* **What to work on**: Set down, exactly as written, the lines from the top of the data to the line that holds "(switch) -- (offend);", and omit the pictures.

* **Supplied information**:
════════════════════
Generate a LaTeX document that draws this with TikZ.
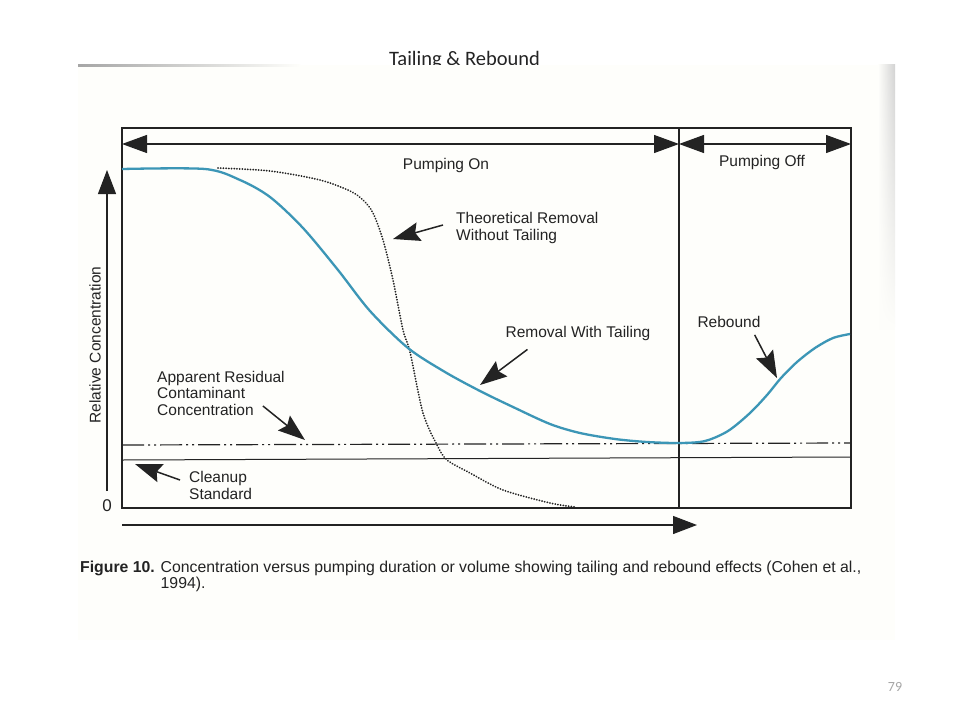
\documentclass[tikz,border=0pt]{standalone}
\usepackage{fontspec}
\setmainfont{Liberation Sans}
\newfontfamily\slidefont{Carlito}
\usetikzlibrary{arrows.meta,fadings}
\definecolor{scanbg}{RGB}{254,254,251}
\definecolor{tailblue}{RGB}{60,150,182}
\definecolor{ink}{RGB}{35,35,35}
\newcommand{\labfont}{\fontsize{15.5}{16.5}\selectfont}

\begin{document}
\begin{tikzpicture}[x=1pt, y=-1pt, font=\labfont,
    lab/.style={inner sep=0pt, text=ink},
    frame/.style={line width=1.8pt, draw=ink},
    span/.style={line width=1.2pt, draw=ink, {Triangle[length=25pt,width=18pt]}-{Triangle[length=25pt,width=18pt]}},
    axis/.style={line width=1.2pt, draw=ink, -{Triangle[length=24pt,width=18pt]}},
    note/.style={line width=1.5pt, draw=ink, -{Stealth[length=27pt,width=19pt,inset=4pt]}},
    tailing/.style={line width=2.3pt, draw=tailblue},
    theory/.style={line width=2pt, draw=ink, line cap=round, dash pattern=on 0.01pt off 2.7pt},
    residual/.style={line width=1.2pt, draw=ink, dash pattern=on 22pt off 4pt on 2pt off 4pt on 2pt off 4pt}]
    \useasboundingbox (0,0) rectangle (960,720);
    \fill[white] (0,0) rectangle (960,720);

    % slide title, partly hidden by the scan
    \node[lab, anchor=base] (title) at (464.5,65.5) {\slidefont\fontsize{20.5}{24}\selectfont Tailing \& Rebound};
    \fill[scanbg] (78,65) rectangle (895,640);
    \shade[left color=gray!70, right color=scanbg] (78,64.4) rectangle (300,66);
    \shade[left color=scanbg, right color=gray!35, path fading=south] (878,65) rectangle (895,330);

    % frame and pumping periods
    \draw[frame] (122,128) rectangle (851,508);
    \draw[line width=1.2pt, ink] (679,128) -- (679,508);
    \node[lab] (on) at (446,165) {Pumping On};
    \node[lab] (off) at (762,162) {Pumping Off};
    \coordinate (onstart) at (122,144);
    \coordinate (switch) at (679,144);
    \coordinate (offend) at (851,144);
    \draw[span] (onstart) -- (switch);
    \draw[span] (switch) -- (offend);

    % axes
    \coordinate (ybot) at (107,491);
    \coordinate (ytop) at (107,170);
    \coordinate (xleft) at (122,525);
    \coordinate (xright) at (697,525);
    \draw[axis] (ybot) -- (ytop);
    \draw[axis] (xleft) -- (xright);
    \node[lab, rotate=90] (ylab) at (95,345) {Relative Concentration};
    \node[lab] (zero) at (107,506) {\fontsize{17}{18}\selectfont 0};

    % levels
    \draw[residual] (122,445) -- (851,443);
    \draw[line width=1pt, ink] (122,460) -- (851,457);

    % curves
    \draw[theory] plot[smooth, tension=0.5] coordinates {(218,168) (270,171) (320,180) (350,191) (363,200) (373,213) (383,240) (393,280) (403,330) (410,352) (423,413) (437,445) (447,460) (470,473) (503,490) (550,503) (575,507)};
    \draw[tailing] plot[smooth, tension=0.5] coordinates {(122,169) (205,169) (240,180) (270,197) (303,228) (338,270) (370,311) (408,348) (445,372) (480,391) (513,407) (550,424) (580,433) (615,439) (647,442) (680,443) (705,441) (728,431) (750,413) (767,395) (781,378) (797,362) (815,348) (833,338) (850,334)};

    % labels with arrows
    \node[lab, anchor=west, align=left] (theo) at (456,228) {Theoretical Removal\\Without Tailing};
    \node[lab] (with) at (578,333) {Removal With Tailing};
    \node[lab] (rebound) at (729,322) {Rebound};
    \node[lab, anchor=west, align=left] (resid) at (157,393) {Apparent Residual\\Contaminant\\Concentration};
    \node[lab, anchor=west, align=left] (clean) at (189,485.5) {Cleanup\\Standard};
    \coordinate (theotip) at (393,239);
    \coordinate (withtip) at (480,385);
    \coordinate (reboundtip) at (777,378);
    \coordinate (residtip) at (305,440);
    \coordinate (cleantip) at (135,464);
    \draw[note] ([shift={(-13pt,3pt)}]theo.west) -- (theotip);
    \draw[note] ([shift={(22pt,-9pt)}]with.south west) -- (withtip);
    \draw[note] ([shift={(-6pt,-7pt)}]rebound.south east) -- (reboundtip);
    \draw[note] ([shift={(-22pt,-13pt)}]resid.east) -- (residtip);
    \draw[note] ([shift={(-9pt,5.5pt)}]clean.west) -- (cleantip);

    % caption and page number
    \node[lab, anchor=base west] (caption) at (80,572) {\fontsize{15.8}{16}\selectfont\begin{tabular}[t]{@{}l@{ }l@{}}\textbf{Figure 10.} & Concentration versus pumping duration or volume showing tailing and rebound effects (Cohen et al.,\\ & 1994).\end{tabular}};
    \node[lab, text=gray!70] (page) at (895,687) {\slidefont\fontsize{14}{16}\selectfont 79};
\end{tikzpicture}
\end{document}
════════════════════
* **Correct output**:
Generate a LaTeX document that draws this with TikZ.
\documentclass[tikz,border=0pt]{standalone}
\usepackage{fontspec}
\setmainfont{Liberation Sans}
\newfontfamily\slidefont{Carlito}
\usetikzlibrary{arrows.meta,fadings}
\definecolor{scanbg}{RGB}{254,254,251}
\definecolor{tailblue}{RGB}{60,150,182}
\definecolor{ink}{RGB}{35,35,35}
\newcommand{\labfont}{\fontsize{15.5}{16.5}\selectfont}

\begin{document}
\begin{tikzpicture}[x=1pt, y=-1pt, font=\labfont,
    lab/.style={inner sep=0pt, text=ink},
    frame/.style={line width=1.8pt, draw=ink},
    span/.style={line width=1.2pt, draw=ink, {Triangle[length=25pt,width=18pt]}-{Triangle[length=25pt,width=18pt]}},
    axis/.style={line width=1.2pt, draw=ink, -{Triangle[length=24pt,width=18pt]}},
    note/.style={line width=1.5pt, draw=ink, -{Stealth[length=27pt,width=19pt,inset=4pt]}},
    tailing/.style={line width=2.3pt, draw=tailblue},
    theory/.style={line width=2pt, draw=ink, line cap=round, dash pattern=on 0.01pt off 2.7pt},
    residual/.style={line width=1.2pt, draw=ink, dash pattern=on 22pt off 4pt on 2pt off 4pt on 2pt off 4pt}]
    \useasboundingbox (0,0) rectangle (960,720);
    \fill[white] (0,0) rectangle (960,720);

    % slide title, partly hidden by the scan
    \node[lab, anchor=base] (title) at (464.5,65.5) {\slidefont\fontsize{20.5}{24}\selectfont Tailing \& Rebound};
    \fill[scanbg] (78,65) rectangle (895,640);
    \shade[left color=gray!70, right color=scanbg] (78,64.4) rectangle (300,66);
    \shade[left color=scanbg, right color=gray!35, path fading=south] (878,65) rectangle (895,330);

    % frame and pumping periods
    \draw[frame] (122,128) rectangle (851,508);
    \draw[line width=1.2pt, ink] (679,128) -- (679,508);
    \node[lab] (on) at (446,165) {Pumping On};
    \node[lab] (off) at (762,162) {Pumping Off};
    \coordinate (onstart) at (122,144);
    \coordinate (switch) at (679,144);
    \coordinate (offend) at (851,144);
    \draw[span] (onstart) -- (switch);
    \draw[span] (switch) -- (offend);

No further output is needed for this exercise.